● Stated exercise
What is to be printed is the span of lines starting at the one containing "Recreate this image" and ending at the one containing "80, 90, 100];", reproduced exactly with pictures left out.

● Record extracts
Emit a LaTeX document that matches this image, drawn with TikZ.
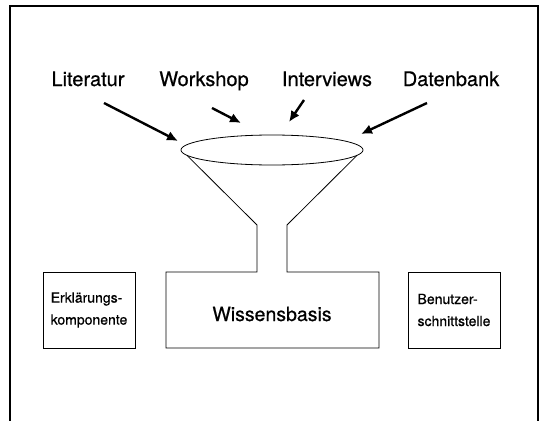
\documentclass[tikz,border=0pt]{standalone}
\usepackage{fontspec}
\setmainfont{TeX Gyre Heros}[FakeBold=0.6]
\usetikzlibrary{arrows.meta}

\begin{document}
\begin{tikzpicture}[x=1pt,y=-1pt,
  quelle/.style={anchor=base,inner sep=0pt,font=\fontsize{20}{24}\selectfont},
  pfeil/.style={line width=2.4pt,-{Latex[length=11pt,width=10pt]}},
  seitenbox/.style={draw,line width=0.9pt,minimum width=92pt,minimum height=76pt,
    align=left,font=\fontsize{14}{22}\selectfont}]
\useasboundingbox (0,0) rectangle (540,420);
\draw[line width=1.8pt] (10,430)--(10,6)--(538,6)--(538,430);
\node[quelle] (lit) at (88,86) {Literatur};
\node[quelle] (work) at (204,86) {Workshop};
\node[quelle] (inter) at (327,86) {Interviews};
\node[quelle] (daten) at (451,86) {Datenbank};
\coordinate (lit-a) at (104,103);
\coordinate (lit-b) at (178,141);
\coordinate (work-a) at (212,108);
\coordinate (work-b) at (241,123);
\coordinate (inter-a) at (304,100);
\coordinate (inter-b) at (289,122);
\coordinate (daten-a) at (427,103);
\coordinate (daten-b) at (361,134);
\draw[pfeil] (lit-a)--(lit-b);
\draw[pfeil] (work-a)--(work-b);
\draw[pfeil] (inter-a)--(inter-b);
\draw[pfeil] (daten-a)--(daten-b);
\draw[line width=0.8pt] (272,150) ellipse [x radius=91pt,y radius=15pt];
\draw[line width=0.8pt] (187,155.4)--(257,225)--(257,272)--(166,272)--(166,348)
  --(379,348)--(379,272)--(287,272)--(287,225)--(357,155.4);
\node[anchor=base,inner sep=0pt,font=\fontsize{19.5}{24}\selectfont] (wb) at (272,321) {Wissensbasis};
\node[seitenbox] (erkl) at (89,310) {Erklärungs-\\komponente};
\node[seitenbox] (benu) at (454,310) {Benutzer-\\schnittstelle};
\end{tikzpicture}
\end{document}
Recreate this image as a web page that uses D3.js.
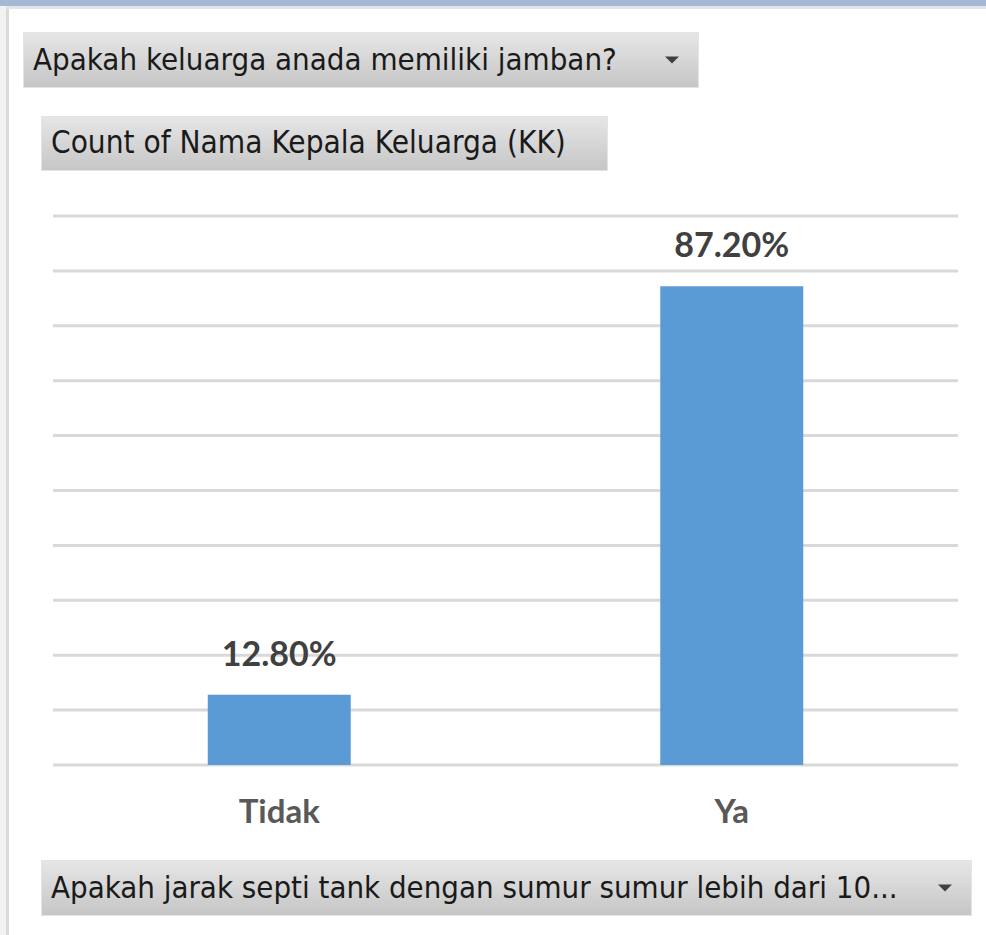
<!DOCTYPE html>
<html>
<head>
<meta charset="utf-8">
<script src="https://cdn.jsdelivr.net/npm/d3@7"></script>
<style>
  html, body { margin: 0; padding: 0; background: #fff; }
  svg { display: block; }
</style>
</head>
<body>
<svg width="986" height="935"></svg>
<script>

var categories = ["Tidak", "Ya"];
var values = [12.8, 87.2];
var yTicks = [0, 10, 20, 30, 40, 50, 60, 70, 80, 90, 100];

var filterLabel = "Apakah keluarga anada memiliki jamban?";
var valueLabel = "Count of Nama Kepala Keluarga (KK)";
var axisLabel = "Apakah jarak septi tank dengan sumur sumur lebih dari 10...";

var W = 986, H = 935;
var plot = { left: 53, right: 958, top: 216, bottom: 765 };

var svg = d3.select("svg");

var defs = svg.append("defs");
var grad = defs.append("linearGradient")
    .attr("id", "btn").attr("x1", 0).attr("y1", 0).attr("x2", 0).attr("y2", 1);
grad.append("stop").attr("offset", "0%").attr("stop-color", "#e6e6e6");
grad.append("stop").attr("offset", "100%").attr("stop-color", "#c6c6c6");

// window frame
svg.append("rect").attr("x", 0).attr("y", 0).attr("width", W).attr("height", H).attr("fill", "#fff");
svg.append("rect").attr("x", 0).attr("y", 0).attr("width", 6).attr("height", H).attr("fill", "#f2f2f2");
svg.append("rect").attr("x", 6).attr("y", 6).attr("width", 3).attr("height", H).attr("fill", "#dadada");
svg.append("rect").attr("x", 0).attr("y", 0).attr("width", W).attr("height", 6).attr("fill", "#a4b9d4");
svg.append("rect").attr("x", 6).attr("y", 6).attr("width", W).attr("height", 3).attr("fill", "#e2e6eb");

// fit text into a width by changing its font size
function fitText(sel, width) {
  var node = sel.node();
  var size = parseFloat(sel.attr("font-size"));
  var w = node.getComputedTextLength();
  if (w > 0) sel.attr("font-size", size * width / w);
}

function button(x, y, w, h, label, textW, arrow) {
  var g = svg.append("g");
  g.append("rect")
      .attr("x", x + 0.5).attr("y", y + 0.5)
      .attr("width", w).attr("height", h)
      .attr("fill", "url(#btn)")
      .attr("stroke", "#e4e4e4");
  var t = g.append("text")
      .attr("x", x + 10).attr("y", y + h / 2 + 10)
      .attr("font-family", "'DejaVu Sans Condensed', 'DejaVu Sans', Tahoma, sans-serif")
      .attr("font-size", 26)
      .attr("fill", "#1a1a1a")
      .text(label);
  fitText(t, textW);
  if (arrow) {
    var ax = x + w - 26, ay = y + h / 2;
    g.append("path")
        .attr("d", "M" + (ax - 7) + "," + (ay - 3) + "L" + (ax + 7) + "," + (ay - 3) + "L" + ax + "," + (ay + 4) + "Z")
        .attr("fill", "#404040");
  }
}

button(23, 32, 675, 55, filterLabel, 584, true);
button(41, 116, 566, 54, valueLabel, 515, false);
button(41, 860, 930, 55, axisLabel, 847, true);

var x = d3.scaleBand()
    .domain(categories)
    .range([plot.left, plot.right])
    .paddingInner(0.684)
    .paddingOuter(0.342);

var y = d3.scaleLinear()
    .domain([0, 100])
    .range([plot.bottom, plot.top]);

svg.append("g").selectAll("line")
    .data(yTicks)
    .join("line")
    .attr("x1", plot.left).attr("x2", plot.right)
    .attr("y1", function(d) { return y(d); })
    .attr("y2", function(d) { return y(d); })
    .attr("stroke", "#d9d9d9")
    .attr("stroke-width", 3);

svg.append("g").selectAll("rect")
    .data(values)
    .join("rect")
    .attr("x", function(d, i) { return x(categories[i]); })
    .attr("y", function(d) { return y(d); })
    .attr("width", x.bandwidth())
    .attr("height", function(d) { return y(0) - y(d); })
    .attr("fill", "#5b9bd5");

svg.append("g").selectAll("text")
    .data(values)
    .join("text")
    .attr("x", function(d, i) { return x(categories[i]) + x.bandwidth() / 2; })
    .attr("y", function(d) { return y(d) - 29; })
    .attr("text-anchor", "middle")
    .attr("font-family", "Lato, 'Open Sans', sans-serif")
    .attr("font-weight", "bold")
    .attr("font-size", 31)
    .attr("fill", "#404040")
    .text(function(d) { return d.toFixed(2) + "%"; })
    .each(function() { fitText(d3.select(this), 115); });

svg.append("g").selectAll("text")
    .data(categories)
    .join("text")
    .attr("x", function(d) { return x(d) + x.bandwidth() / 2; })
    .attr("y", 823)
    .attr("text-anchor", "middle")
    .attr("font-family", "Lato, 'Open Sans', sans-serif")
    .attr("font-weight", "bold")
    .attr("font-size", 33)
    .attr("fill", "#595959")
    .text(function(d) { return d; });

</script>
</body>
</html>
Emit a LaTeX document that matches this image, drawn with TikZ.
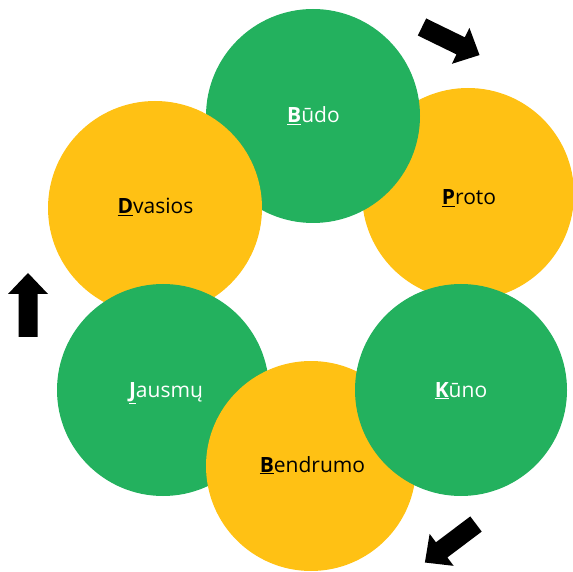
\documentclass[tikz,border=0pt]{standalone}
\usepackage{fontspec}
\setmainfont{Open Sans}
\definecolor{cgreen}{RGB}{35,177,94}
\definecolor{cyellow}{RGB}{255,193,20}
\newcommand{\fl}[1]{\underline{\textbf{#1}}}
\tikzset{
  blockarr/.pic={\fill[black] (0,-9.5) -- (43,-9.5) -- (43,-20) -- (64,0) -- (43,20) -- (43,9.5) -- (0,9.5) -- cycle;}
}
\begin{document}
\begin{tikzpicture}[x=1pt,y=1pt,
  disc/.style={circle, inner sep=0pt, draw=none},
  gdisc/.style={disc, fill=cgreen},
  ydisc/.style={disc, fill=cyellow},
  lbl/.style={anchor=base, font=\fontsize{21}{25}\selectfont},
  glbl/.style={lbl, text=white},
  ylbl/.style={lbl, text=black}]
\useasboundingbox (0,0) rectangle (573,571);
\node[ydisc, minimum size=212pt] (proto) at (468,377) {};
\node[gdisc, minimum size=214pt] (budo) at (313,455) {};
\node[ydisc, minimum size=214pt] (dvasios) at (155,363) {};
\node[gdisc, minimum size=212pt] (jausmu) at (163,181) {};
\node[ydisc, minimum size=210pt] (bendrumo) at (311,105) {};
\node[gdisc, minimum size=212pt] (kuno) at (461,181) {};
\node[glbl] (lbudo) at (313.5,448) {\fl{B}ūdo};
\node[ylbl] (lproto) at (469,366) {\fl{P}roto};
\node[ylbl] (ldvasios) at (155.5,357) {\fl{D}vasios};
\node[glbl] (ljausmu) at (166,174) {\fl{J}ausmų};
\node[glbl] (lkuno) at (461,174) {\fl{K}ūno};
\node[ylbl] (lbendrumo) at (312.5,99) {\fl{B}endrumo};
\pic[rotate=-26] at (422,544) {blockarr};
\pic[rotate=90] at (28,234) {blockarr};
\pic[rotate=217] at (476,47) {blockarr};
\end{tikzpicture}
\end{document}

● Task answer
Recreate this image as a web page that uses D3.js.
<!DOCTYPE html>
<html>
<head>
<meta charset="utf-8">
<script src="https://cdn.jsdelivr.net/npm/d3@7"></script>
<style>
  html, body { margin: 0; padding: 0; background: #fff; }
  svg { display: block; }
</style>
</head>
<body>
<svg width="986" height="935"></svg>
<script>

var categories = ["Tidak", "Ya"];
var values = [12.8, 87.2];
var yTicks = [0, 10, 20, 30, 40, 50, 60, 70, 80, 90, 100];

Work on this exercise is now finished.